Step 6: Adapt your content plan for your unique circumstances

In order to come up with a sustainable plan, you need to take a number of factors into account:

The time you have available, or the amount of outsourced time you can afford to pay for.

If you do it yourself, consider your energy levels.

If you delegate it, would the responsible person/s be working solo or as a team?

How fast does your industry move? Will that which you create today still be relevant by the time you create your next piece of base content? Is your content evergreen, or does it need to correlate to industry events?

What is your – or your delegates’/outsourced worker/s – capacity to create batch content?

Does your target audience prefer quality or quantity?

What your audience cares about most.

Step 7: Track, review & improve

DO NOT stress over every piece of content every day. In order to identify patterns, you need to be able to see the bigger picture.

In order to see the bigger picture, you need more data. Review your results monthly, unless you operate in a fast-paced industry.

Take note of the following:

Which platforms actually delivered traffic to your targeted page?

Which formats got the most engagement and exposure?

What took too long to create, relative to the exposure received?

Which items or steps can be automated or simplified next month?

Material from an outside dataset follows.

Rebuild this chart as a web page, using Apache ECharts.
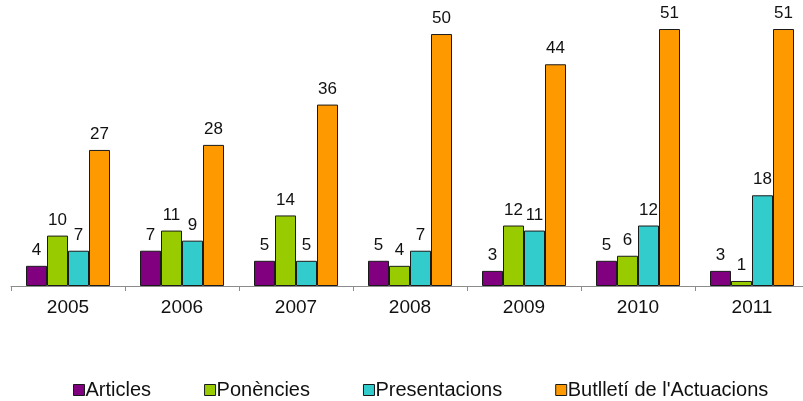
<!DOCTYPE html>
<html>
<head>
<meta charset="utf-8">
<script src="https://cdn.jsdelivr.net/npm/echarts@6/dist/echarts.min.js"></script>
<style>
  html, body { margin: 0; padding: 0; background: #fff; }
  #chart { width: 803px; height: 401px; }
</style>
</head>
<body>
<div id="chart"></div>
<script>
const years = ['2005', '2006', '2007', '2008', '2009', '2010', '2011']
const articles = [4, 7, 5, 5, 3, 5, 3]
const ponencies = [10, 11, 14, 4, 12, 6, 1]
const presentacions = [7, 9, 5, 7, 11, 12, 18]
const butlleti = [27, 28, 36, 50, 44, 51, 51]

const chart = echarts.init(document.getElementById('chart'))

function bar(name, data, color) {
  return {
    name,
    type: 'bar',
    data,
    barWidth: 21,
    barGap: '0%',
    itemStyle: { color, borderColor: '#1a1a1a', borderWidth: 1 },
    label: {
      show: true,
      position: 'top',
      distance: 7,
      color: '#111',
      fontSize: 17,
      fontFamily: 'Liberation Sans',
    },
  }
}

chart.setOption({
  backgroundColor: '#fff',
  animation: false,
  grid: { left: 11, top: 29, width: 798, bottom: 115, outerBoundsMode: 'none' },
  xAxis: {
    type: 'category',
    data: years,
    axisLine: { lineStyle: { color: '#8c8c8c', width: 1 } },
    axisTick: { show: true, length: 5, lineStyle: { color: '#8c8c8c' } },
    axisLabel: { color: '#111', fontSize: 19, fontFamily: 'Liberation Sans', margin: 12 },
  },
  yAxis: {
    type: 'value',
    min: 0,
    max: 51,
    show: false,
    splitLine: { show: false },
  },
  legend: {
    left: 68,
    top: 375,
    itemWidth: 11,
    itemHeight: 11,
    itemGap: 53,
    icon: 'rect',
    textStyle: { color: '#111', fontSize: 20, fontFamily: 'Liberation Sans', padding: [0, 0, 0, -4] },
    itemStyle: { borderColor: '#1a1a1a', borderWidth: 1 },
  },
  series: [
    bar('Articles', articles, '#800080'),
    bar('Ponències', ponencies, '#99cc00'),
    bar('Presentacions', presentacions, '#33cccc'),
    bar("Butlletí de l'Actuacions", butlleti, '#ff9900'),
  ],
})
</script>
</body>
</html>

Keep in mind that you need to be realistic too – if you are posting to a platform on which you have few or no followers, you will need to give it time to grow. But posting regularly will help you achieve that.

10. In conclusion

This is the bottom line you need to keep in mind:

Your personalized content repurposing plan will be:

Sustainable

Flexible/adaptable

Based on strengths

Focused on goals

And will evolve over time

Start small, and track your progress. Once you have enough data, start refining, and along the way, look for ways in which you can improve your system – using things like scheduling tools (because each platform has its own ideal posting times), creative tools, and even generative AI tools.